#### [Information provided]
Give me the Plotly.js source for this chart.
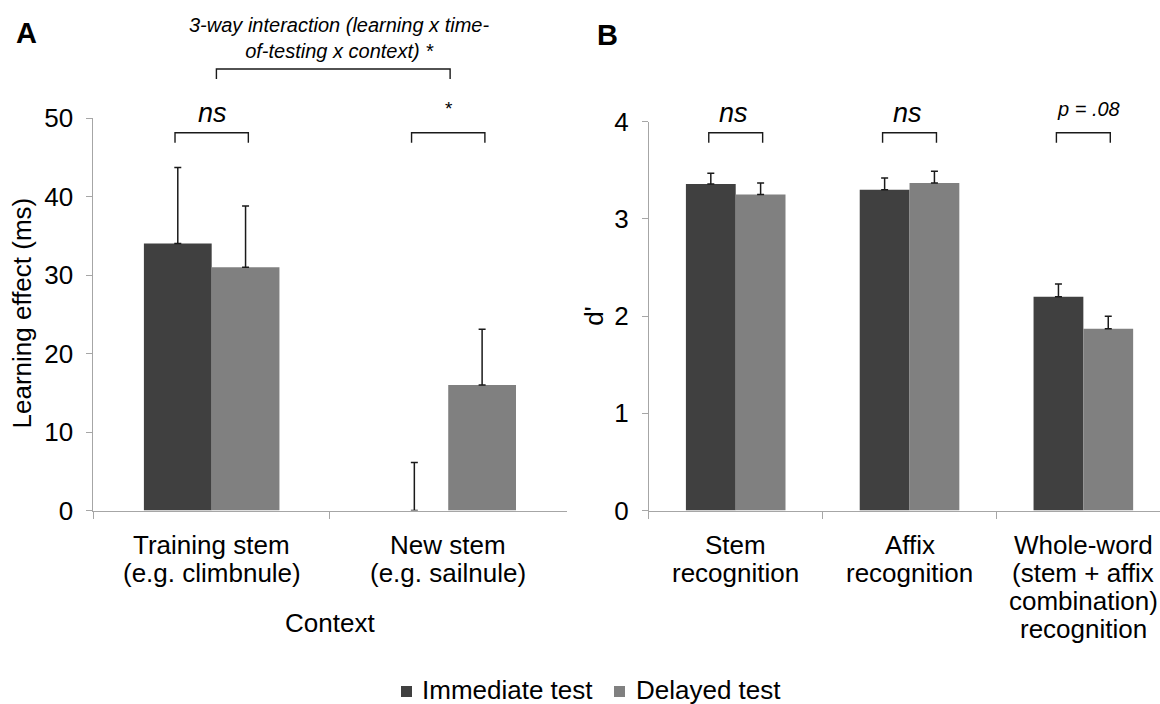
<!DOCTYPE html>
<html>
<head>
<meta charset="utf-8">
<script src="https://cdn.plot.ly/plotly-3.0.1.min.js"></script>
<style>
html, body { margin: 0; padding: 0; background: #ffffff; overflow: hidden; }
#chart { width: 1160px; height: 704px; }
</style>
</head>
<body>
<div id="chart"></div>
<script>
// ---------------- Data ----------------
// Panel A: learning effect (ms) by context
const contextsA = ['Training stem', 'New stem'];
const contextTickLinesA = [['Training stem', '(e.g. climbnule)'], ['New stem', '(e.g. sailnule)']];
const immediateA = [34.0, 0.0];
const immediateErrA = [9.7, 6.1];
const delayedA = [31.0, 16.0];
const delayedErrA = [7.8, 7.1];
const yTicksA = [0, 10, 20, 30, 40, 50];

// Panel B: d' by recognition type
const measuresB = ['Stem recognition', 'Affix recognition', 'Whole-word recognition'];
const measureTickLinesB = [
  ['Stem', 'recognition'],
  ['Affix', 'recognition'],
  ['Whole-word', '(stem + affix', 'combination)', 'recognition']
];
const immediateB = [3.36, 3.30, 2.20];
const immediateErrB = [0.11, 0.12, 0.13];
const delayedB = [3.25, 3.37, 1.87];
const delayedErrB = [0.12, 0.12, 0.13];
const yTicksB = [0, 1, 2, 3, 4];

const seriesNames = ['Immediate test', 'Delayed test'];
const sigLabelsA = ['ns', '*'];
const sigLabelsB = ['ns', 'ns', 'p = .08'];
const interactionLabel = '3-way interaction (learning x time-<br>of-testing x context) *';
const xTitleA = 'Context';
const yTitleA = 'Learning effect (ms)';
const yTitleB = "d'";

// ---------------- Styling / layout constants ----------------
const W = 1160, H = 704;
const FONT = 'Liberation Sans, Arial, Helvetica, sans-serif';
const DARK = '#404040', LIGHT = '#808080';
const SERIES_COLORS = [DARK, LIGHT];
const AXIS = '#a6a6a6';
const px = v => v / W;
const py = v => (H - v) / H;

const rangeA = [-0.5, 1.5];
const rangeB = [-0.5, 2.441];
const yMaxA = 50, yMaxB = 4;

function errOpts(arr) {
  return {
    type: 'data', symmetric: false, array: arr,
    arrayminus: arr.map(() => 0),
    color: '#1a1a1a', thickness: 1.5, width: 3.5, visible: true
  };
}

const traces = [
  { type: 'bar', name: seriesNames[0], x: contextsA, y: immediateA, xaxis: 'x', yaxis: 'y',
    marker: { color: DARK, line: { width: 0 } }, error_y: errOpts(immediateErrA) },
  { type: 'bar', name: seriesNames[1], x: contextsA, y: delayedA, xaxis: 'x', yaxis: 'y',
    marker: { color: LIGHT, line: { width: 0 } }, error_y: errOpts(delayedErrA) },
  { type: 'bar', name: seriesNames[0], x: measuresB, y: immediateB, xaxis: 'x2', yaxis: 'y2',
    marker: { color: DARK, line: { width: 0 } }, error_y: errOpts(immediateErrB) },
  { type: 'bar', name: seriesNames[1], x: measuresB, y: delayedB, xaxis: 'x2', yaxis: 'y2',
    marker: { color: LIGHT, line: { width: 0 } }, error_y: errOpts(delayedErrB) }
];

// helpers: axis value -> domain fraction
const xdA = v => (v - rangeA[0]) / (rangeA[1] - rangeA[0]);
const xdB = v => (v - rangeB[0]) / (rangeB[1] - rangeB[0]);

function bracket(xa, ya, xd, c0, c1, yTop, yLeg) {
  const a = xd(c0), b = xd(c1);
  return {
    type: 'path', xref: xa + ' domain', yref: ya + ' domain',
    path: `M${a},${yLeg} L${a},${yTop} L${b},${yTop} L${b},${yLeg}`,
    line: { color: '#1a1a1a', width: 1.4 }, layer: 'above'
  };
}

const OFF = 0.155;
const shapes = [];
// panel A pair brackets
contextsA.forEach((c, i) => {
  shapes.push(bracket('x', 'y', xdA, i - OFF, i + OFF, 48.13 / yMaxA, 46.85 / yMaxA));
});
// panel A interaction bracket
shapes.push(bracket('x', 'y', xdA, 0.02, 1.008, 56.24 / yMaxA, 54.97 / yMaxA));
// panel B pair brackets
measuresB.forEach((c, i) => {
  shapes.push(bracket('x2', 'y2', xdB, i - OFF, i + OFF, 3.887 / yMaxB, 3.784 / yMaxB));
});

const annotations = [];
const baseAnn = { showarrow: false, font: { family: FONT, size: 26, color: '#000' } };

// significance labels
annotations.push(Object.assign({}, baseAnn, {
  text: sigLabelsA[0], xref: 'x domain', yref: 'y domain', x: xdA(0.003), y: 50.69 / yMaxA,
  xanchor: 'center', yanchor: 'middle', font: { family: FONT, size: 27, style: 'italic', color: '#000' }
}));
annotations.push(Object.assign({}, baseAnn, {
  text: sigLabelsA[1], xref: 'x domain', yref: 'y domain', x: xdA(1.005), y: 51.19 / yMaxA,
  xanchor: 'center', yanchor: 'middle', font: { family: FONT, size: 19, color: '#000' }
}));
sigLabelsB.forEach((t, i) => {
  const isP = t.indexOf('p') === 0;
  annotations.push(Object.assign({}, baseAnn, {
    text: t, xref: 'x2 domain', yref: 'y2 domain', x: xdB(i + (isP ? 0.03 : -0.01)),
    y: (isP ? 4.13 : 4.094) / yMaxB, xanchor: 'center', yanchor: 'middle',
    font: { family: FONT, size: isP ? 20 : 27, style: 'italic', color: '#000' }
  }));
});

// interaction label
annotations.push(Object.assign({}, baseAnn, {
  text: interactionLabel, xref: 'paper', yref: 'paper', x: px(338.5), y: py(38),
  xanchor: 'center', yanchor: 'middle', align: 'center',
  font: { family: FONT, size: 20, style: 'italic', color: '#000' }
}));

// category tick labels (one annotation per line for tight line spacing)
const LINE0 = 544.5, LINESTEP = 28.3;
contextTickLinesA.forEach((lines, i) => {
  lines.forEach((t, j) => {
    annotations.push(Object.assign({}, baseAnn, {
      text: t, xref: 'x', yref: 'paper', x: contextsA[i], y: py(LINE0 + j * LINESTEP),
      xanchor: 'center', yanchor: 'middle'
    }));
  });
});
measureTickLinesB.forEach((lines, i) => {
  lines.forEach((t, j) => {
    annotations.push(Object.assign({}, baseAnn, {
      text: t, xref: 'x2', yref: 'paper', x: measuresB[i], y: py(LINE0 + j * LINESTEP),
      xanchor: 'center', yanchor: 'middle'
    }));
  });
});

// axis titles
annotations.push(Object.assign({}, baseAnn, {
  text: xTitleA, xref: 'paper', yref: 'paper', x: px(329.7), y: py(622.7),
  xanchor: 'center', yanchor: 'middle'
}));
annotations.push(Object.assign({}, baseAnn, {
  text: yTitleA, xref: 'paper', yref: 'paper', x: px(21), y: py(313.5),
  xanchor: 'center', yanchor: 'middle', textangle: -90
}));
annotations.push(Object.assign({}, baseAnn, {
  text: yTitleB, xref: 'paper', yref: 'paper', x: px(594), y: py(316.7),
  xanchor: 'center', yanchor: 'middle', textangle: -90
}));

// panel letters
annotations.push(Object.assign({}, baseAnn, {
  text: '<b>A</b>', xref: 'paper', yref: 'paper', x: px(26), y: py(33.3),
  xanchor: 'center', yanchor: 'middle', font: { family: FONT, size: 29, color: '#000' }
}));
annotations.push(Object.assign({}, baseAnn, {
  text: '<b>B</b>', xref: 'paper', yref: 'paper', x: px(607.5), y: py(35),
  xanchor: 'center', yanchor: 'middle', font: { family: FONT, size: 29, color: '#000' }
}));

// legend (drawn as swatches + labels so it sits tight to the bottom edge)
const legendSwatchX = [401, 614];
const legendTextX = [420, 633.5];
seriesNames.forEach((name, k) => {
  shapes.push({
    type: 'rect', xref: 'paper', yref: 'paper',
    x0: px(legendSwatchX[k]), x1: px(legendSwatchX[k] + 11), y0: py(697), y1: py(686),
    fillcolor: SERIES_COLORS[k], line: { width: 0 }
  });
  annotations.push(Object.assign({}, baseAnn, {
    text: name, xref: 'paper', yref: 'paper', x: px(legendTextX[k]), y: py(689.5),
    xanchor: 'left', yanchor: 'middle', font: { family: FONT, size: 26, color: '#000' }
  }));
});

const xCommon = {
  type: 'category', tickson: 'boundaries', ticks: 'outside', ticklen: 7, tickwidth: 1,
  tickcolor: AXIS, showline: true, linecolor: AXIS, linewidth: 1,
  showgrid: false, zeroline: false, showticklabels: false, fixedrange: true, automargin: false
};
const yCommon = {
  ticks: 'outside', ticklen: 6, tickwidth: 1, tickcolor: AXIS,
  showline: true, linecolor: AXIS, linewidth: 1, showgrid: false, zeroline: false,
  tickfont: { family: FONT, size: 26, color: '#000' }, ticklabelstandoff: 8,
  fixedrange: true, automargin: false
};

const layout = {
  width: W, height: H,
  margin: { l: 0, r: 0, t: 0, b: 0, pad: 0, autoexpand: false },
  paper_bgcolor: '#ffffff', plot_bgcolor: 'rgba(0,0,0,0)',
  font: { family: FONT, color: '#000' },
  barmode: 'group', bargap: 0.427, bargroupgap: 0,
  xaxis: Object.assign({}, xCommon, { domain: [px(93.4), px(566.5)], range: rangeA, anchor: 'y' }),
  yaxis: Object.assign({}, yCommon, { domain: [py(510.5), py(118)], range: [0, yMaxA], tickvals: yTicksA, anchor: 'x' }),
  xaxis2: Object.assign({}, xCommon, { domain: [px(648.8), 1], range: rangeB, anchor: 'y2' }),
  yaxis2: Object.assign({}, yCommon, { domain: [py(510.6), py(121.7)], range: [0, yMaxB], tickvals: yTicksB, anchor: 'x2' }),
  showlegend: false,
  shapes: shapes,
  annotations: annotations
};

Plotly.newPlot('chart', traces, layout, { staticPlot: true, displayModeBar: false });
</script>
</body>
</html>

#### [What you have to do]
Pictures stay out. Print the data exactly, from its first line through the line containing "const yTicksA = [0, 10, 20, 30, 40, 50];".

#### [Response]
Give me the Plotly.js source for this chart.
<!DOCTYPE html>
<html>
<head>
<meta charset="utf-8">
<script src="https://cdn.plot.ly/plotly-3.0.1.min.js"></script>
<style>
html, body { margin: 0; padding: 0; background: #ffffff; overflow: hidden; }
#chart { width: 1160px; height: 704px; }
</style>
</head>
<body>
<div id="chart"></div>
<script>
// ---------------- Data ----------------
// Panel A: learning effect (ms) by context
const contextsA = ['Training stem', 'New stem'];
const contextTickLinesA = [['Training stem', '(e.g. climbnule)'], ['New stem', '(e.g. sailnule)']];
const immediateA = [34.0, 0.0];
const immediateErrA = [9.7, 6.1];
const delayedA = [31.0, 16.0];
const delayedErrA = [7.8, 7.1];
const yTicksA = [0, 10, 20, 30, 40, 50];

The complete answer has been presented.